- EXERCISE GOAL
Go through the lines below. Copy those with "chart".
──────────
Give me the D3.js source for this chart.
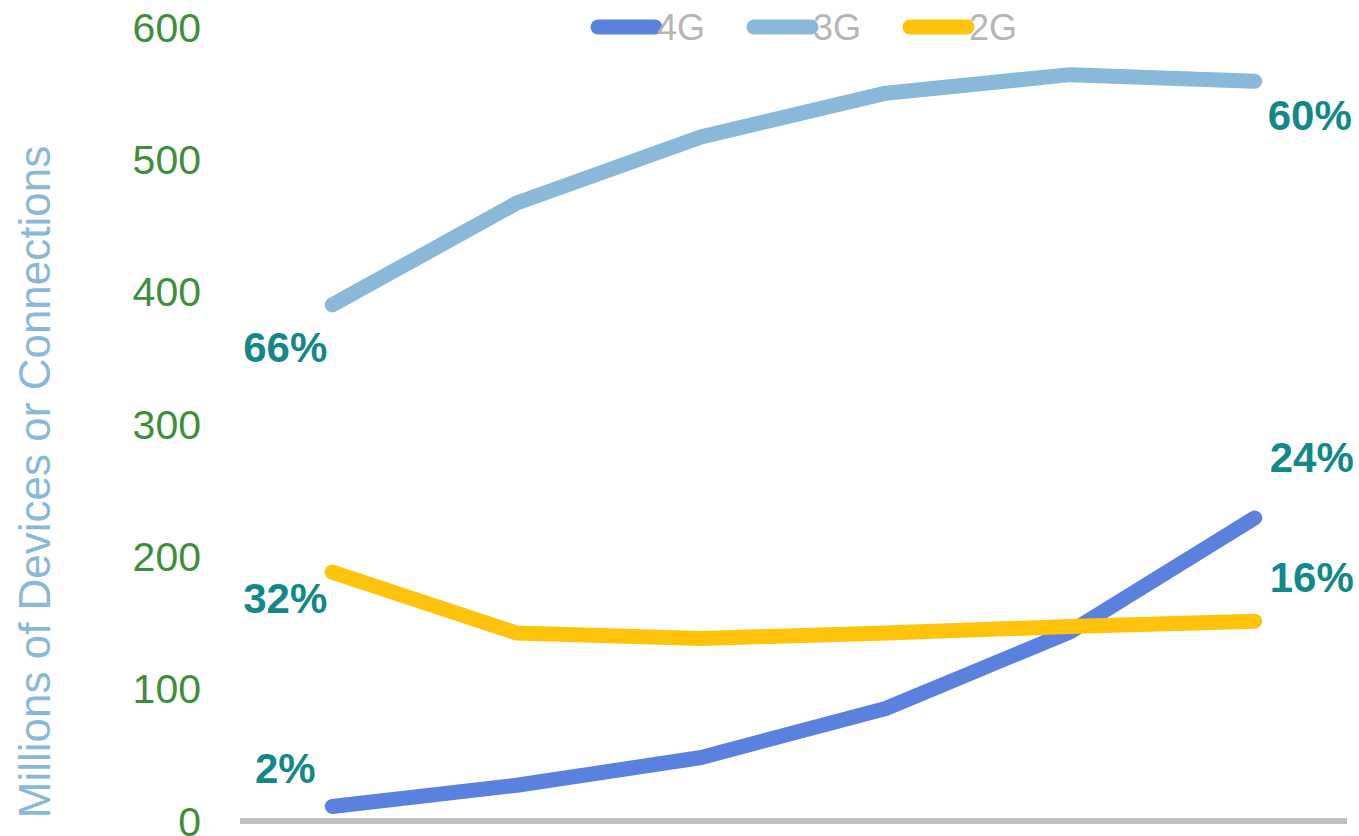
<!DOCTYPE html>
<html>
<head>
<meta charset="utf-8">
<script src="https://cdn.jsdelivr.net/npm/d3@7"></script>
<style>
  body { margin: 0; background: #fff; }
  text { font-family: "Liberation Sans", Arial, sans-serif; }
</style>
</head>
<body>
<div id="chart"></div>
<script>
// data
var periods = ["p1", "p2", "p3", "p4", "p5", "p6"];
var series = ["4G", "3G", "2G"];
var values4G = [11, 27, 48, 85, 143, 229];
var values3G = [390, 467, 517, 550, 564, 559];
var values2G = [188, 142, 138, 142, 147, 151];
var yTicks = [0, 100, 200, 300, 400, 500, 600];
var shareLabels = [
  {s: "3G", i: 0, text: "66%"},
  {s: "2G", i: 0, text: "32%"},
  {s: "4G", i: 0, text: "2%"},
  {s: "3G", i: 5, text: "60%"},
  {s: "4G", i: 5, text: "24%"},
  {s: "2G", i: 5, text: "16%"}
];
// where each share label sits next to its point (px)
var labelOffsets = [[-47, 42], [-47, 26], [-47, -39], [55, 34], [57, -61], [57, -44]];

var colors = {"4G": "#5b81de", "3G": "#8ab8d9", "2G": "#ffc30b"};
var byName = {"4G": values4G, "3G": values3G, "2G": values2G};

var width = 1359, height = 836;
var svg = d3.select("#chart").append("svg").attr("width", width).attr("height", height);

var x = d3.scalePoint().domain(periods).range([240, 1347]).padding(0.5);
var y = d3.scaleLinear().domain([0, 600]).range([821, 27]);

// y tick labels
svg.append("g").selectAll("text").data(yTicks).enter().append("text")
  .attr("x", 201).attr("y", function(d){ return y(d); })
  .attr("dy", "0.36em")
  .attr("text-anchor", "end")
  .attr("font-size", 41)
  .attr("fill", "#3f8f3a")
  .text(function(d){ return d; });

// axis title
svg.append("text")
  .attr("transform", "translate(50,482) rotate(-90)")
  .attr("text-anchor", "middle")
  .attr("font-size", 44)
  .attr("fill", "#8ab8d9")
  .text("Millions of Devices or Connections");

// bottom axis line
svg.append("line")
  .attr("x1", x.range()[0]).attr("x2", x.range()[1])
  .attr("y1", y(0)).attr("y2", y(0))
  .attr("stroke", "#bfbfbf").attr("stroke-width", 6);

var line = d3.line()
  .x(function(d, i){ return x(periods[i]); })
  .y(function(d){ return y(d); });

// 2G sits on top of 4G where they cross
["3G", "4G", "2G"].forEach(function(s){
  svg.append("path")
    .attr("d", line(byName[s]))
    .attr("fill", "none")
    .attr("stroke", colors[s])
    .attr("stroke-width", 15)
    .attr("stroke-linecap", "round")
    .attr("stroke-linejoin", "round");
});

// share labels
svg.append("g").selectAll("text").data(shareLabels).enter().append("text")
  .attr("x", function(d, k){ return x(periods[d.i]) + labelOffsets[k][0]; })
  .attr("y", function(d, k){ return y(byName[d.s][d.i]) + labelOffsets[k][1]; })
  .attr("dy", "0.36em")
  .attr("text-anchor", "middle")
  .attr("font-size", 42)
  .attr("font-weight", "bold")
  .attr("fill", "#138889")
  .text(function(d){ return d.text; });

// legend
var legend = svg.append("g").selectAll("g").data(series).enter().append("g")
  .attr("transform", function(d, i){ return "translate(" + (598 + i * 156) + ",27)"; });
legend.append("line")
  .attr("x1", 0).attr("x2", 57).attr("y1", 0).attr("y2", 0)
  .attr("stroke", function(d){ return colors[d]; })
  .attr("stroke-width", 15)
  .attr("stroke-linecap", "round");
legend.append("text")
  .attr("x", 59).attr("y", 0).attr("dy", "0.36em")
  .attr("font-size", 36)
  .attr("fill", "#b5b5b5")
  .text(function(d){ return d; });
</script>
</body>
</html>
──────────
- EXERCISE ANSWER
Give me the D3.js source for this chart.
<div id="chart"></div>
var svg = d3.select("#chart").append("svg").attr("width", width).attr("height", height);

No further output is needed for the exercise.